--- Start Records supplied ---
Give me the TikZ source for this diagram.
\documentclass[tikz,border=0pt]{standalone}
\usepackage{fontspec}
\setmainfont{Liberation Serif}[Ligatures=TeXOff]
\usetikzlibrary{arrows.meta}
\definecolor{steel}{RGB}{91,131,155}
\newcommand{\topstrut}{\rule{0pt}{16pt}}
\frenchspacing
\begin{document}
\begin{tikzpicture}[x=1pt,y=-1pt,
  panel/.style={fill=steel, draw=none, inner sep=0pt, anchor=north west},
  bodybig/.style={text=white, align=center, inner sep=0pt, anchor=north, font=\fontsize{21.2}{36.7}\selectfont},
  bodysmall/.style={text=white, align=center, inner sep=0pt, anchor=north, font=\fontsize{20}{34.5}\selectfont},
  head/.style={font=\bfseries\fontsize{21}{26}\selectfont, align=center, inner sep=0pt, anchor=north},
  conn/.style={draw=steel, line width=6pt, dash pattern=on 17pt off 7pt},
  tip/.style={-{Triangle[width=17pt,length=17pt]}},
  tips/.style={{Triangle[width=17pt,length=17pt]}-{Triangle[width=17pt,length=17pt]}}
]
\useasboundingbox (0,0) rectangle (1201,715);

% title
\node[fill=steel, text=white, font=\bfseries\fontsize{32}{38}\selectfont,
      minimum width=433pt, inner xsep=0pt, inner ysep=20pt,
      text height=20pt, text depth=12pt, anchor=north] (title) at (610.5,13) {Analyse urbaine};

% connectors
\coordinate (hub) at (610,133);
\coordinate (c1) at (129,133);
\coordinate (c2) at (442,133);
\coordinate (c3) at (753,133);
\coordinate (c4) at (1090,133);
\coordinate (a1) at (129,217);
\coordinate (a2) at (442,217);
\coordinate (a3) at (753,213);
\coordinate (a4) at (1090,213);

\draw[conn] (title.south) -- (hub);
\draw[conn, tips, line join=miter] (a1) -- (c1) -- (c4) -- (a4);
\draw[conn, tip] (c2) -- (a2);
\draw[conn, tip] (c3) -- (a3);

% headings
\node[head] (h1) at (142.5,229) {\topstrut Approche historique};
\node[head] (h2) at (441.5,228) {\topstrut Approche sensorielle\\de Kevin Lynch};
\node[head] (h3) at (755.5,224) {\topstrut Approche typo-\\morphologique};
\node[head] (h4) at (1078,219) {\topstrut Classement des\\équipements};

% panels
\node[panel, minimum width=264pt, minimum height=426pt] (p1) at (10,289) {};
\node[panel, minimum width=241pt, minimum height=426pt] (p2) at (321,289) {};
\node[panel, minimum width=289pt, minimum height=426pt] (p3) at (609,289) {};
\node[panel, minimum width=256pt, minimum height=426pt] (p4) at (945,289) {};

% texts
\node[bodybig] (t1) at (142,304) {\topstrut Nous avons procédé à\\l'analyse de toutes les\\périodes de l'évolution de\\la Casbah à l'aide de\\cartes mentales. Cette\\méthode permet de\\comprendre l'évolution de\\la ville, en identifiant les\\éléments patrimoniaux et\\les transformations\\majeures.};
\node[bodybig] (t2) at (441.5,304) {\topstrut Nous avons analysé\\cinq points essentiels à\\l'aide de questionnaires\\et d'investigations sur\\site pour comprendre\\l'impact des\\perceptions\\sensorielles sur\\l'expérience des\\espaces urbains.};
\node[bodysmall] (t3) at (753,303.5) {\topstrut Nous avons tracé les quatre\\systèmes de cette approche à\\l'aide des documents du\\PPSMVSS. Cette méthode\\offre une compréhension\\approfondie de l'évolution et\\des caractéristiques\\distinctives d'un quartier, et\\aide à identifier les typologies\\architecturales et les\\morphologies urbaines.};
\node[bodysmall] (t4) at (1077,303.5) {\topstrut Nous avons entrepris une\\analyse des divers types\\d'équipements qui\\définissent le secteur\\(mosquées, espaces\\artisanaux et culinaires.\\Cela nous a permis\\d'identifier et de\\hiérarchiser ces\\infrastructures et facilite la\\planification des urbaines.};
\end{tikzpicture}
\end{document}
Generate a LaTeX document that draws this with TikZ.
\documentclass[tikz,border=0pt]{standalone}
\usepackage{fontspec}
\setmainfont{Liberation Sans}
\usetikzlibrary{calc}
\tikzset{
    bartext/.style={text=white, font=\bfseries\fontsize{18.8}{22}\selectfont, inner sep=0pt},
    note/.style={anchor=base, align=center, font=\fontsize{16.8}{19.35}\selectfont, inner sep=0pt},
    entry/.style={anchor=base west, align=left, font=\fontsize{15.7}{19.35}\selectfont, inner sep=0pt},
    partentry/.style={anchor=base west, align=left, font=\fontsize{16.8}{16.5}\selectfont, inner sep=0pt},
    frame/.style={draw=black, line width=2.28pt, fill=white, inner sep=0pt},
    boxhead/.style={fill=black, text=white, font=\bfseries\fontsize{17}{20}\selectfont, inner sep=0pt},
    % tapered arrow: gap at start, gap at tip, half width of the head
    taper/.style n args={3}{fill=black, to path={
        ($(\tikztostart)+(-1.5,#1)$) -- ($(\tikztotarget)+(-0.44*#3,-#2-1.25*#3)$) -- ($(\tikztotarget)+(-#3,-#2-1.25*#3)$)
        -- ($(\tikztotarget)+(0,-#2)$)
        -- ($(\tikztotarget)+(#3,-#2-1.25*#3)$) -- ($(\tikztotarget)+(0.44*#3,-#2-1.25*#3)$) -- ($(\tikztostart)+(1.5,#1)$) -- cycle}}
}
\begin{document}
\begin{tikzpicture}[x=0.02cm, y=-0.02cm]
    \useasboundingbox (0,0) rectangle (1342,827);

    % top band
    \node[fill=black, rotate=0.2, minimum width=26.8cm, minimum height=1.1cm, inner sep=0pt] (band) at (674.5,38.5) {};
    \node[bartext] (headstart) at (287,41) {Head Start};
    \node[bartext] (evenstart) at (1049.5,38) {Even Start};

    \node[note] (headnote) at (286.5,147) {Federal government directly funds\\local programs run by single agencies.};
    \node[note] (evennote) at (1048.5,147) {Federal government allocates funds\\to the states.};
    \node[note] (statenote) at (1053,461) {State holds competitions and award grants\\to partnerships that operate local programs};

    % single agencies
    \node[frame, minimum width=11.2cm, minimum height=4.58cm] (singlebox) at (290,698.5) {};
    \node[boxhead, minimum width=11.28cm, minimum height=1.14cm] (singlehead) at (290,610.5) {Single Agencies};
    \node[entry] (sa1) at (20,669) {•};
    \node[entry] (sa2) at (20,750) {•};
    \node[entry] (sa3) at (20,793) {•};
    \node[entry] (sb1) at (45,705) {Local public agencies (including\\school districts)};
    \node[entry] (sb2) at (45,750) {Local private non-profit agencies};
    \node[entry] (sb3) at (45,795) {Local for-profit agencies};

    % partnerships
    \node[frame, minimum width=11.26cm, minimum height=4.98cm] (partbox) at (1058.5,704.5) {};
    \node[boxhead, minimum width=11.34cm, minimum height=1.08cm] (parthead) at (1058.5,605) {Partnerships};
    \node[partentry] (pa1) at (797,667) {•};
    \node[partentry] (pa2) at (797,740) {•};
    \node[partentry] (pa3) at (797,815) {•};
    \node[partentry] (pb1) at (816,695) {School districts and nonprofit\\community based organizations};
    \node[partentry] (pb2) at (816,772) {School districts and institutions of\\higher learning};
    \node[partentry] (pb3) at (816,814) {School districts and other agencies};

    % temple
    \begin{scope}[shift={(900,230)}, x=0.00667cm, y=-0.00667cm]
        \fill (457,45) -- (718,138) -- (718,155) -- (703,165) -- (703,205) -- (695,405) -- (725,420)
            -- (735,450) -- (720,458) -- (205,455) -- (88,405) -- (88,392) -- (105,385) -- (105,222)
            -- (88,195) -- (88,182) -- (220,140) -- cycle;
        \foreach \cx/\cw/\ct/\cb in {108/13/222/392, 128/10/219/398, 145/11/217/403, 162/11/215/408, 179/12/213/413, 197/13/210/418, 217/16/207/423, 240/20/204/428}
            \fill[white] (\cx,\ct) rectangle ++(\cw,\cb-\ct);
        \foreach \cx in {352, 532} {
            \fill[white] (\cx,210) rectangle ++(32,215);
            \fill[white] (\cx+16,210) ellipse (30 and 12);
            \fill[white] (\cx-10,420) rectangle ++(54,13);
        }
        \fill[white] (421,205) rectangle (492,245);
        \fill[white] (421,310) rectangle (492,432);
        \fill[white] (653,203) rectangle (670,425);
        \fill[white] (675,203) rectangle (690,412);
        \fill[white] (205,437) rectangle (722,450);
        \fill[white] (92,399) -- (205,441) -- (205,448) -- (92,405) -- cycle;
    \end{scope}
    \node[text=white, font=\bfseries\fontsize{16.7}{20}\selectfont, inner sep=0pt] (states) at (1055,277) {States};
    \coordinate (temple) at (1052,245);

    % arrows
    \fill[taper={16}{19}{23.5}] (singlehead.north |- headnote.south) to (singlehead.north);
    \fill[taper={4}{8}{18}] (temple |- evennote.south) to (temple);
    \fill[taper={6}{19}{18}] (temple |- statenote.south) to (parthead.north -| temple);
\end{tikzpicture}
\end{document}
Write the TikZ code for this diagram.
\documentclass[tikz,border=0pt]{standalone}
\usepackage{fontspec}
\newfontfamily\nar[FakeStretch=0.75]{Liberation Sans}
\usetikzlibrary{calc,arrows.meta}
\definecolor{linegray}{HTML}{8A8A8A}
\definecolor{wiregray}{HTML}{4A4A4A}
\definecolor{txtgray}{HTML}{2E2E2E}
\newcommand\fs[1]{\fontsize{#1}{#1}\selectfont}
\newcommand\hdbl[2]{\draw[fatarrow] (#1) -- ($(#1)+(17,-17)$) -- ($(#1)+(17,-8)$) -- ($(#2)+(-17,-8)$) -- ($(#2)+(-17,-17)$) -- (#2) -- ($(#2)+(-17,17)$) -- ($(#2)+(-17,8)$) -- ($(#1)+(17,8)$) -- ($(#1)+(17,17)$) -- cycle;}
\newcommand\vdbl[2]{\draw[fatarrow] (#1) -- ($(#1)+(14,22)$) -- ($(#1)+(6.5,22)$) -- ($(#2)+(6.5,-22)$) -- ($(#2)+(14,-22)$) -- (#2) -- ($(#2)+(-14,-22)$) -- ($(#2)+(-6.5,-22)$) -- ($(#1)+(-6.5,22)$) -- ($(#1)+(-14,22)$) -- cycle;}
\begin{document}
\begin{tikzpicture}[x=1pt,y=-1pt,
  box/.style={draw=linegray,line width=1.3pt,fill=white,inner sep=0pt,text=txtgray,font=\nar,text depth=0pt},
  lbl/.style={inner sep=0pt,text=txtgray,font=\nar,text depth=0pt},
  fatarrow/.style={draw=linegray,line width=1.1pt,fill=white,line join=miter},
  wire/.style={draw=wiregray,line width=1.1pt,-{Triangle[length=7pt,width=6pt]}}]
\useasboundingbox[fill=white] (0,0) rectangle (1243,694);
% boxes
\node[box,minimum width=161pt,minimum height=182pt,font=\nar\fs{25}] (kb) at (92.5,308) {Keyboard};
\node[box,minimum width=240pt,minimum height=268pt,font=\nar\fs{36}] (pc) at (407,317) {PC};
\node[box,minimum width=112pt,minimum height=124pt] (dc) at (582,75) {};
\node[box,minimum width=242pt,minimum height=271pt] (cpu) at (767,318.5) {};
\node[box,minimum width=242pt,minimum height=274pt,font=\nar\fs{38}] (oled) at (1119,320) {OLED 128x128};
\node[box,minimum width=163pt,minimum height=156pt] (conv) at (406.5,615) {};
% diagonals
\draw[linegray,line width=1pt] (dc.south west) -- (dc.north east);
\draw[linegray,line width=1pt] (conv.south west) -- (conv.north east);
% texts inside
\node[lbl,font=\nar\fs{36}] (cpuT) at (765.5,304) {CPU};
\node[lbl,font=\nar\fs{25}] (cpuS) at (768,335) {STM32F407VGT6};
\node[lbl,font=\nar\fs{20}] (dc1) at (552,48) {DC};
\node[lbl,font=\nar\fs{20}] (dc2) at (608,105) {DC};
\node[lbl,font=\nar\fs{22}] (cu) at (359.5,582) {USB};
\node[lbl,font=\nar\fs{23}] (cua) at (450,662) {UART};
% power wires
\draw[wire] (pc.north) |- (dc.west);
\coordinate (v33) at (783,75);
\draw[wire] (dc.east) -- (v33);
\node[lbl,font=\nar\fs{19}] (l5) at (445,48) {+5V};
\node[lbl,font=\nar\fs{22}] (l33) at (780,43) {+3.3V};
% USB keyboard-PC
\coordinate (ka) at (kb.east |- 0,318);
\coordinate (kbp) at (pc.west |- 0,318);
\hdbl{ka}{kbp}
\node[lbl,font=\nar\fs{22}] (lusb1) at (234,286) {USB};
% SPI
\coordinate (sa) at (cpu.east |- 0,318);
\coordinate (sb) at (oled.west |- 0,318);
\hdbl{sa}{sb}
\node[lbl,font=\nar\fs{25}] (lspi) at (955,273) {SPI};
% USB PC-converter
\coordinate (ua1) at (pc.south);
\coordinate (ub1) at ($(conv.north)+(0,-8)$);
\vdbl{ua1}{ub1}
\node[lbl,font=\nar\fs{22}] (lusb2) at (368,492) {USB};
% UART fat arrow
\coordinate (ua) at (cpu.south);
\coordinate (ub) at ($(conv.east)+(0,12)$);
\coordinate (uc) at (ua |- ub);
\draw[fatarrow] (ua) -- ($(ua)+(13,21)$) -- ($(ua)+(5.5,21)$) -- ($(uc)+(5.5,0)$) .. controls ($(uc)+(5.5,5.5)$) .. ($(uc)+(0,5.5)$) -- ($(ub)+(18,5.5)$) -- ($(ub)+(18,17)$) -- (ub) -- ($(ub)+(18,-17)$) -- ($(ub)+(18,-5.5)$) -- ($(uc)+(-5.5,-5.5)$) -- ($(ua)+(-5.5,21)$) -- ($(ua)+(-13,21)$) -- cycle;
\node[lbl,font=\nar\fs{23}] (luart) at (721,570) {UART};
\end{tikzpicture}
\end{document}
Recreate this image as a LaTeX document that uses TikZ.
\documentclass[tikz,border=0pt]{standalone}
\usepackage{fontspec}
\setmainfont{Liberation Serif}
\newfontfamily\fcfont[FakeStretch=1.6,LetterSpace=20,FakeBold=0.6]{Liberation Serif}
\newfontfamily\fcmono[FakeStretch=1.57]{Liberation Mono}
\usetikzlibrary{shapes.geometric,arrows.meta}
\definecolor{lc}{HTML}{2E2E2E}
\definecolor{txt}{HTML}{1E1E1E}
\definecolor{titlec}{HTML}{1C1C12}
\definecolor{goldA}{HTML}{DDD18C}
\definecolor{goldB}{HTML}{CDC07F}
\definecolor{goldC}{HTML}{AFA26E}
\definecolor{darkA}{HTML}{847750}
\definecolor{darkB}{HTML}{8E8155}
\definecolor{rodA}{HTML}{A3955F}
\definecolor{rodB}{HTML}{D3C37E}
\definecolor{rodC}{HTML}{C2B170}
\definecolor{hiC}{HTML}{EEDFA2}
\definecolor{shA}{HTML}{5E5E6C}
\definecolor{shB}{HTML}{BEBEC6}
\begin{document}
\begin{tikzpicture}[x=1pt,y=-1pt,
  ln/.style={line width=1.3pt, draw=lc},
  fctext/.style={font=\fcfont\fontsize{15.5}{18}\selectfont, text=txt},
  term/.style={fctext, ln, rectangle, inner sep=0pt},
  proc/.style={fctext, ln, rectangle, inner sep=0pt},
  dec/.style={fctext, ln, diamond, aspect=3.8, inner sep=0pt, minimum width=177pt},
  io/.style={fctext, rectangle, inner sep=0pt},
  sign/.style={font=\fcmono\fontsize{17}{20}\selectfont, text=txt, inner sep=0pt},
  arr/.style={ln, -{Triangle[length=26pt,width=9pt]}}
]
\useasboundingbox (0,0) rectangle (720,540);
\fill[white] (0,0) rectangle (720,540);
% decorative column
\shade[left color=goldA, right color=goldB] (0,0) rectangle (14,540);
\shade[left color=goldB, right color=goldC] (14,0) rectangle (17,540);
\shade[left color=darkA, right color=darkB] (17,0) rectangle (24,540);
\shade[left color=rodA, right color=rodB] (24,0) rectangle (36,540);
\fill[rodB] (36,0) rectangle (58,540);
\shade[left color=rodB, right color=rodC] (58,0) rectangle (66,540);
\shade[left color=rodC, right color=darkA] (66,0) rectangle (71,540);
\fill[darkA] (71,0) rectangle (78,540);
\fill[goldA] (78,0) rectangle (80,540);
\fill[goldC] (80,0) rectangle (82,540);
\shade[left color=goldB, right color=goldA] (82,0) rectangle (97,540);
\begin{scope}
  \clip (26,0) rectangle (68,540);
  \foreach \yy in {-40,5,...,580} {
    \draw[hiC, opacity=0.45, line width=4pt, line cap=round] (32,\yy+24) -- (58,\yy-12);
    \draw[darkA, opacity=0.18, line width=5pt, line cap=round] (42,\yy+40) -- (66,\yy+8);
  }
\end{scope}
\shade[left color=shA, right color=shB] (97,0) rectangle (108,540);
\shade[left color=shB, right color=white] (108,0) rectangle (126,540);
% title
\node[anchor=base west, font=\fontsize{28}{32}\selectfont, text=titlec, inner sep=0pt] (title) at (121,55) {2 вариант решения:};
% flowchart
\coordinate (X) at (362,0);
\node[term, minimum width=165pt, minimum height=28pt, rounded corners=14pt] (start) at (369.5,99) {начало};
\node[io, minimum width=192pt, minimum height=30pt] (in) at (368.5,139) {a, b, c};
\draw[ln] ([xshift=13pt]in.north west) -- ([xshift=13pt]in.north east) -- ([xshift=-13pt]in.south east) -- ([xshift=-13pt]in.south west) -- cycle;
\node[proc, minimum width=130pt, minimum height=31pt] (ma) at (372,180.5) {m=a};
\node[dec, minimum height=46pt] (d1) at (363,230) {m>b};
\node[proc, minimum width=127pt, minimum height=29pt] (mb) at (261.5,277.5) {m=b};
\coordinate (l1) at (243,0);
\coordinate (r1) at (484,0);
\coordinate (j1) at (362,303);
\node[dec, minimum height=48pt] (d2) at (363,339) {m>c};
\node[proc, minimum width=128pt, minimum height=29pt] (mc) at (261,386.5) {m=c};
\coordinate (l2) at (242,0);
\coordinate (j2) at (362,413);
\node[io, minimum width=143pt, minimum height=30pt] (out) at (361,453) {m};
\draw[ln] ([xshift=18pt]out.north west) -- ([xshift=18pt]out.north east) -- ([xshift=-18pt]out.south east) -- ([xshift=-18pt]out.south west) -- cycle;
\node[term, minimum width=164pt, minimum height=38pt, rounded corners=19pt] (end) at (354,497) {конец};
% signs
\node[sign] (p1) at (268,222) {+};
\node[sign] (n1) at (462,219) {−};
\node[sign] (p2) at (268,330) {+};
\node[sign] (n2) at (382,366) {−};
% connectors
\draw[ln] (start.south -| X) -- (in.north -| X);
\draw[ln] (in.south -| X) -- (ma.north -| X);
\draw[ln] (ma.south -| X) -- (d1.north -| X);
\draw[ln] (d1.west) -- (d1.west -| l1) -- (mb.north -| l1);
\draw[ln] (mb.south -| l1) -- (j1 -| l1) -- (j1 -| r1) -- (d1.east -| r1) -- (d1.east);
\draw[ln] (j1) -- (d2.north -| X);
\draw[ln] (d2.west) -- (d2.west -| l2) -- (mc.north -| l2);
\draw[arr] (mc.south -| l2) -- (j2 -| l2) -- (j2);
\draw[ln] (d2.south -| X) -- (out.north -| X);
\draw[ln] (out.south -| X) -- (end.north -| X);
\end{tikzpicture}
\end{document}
--- End Records supplied ---
* Directive
Exactly as they stand, please print the lines from the first line of the records above down to the line that includes "(h4) at (1078,219)", both of those included and no others.

* Task output
Give me the TikZ source for this diagram.
\documentclass[tikz,border=0pt]{standalone}
\usepackage{fontspec}
\setmainfont{Liberation Serif}[Ligatures=TeXOff]
\usetikzlibrary{arrows.meta}
\definecolor{steel}{RGB}{91,131,155}
\newcommand{\topstrut}{\rule{0pt}{16pt}}
\frenchspacing
\begin{document}
\begin{tikzpicture}[x=1pt,y=-1pt,
  panel/.style={fill=steel, draw=none, inner sep=0pt, anchor=north west},
  bodybig/.style={text=white, align=center, inner sep=0pt, anchor=north, font=\fontsize{21.2}{36.7}\selectfont},
  bodysmall/.style={text=white, align=center, inner sep=0pt, anchor=north, font=\fontsize{20}{34.5}\selectfont},
  head/.style={font=\bfseries\fontsize{21}{26}\selectfont, align=center, inner sep=0pt, anchor=north},
  conn/.style={draw=steel, line width=6pt, dash pattern=on 17pt off 7pt},
  tip/.style={-{Triangle[width=17pt,length=17pt]}},
  tips/.style={{Triangle[width=17pt,length=17pt]}-{Triangle[width=17pt,length=17pt]}}
]
\useasboundingbox (0,0) rectangle (1201,715);

% title
\node[fill=steel, text=white, font=\bfseries\fontsize{32}{38}\selectfont,
      minimum width=433pt, inner xsep=0pt, inner ysep=20pt,
      text height=20pt, text depth=12pt, anchor=north] (title) at (610.5,13) {Analyse urbaine};

% connectors
\coordinate (hub) at (610,133);
\coordinate (c1) at (129,133);
\coordinate (c2) at (442,133);
\coordinate (c3) at (753,133);
\coordinate (c4) at (1090,133);
\coordinate (a1) at (129,217);
\coordinate (a2) at (442,217);
\coordinate (a3) at (753,213);
\coordinate (a4) at (1090,213);

\draw[conn] (title.south) -- (hub);
\draw[conn, tips, line join=miter] (a1) -- (c1) -- (c4) -- (a4);
\draw[conn, tip] (c2) -- (a2);
\draw[conn, tip] (c3) -- (a3);

% headings
\node[head] (h1) at (142.5,229) {\topstrut Approche historique};
\node[head] (h2) at (441.5,228) {\topstrut Approche sensorielle\\de Kevin Lynch};
\node[head] (h3) at (755.5,224) {\topstrut Approche typo-\\morphologique};
\node[head] (h4) at (1078,219) {\topstrut Classement des\\équipements};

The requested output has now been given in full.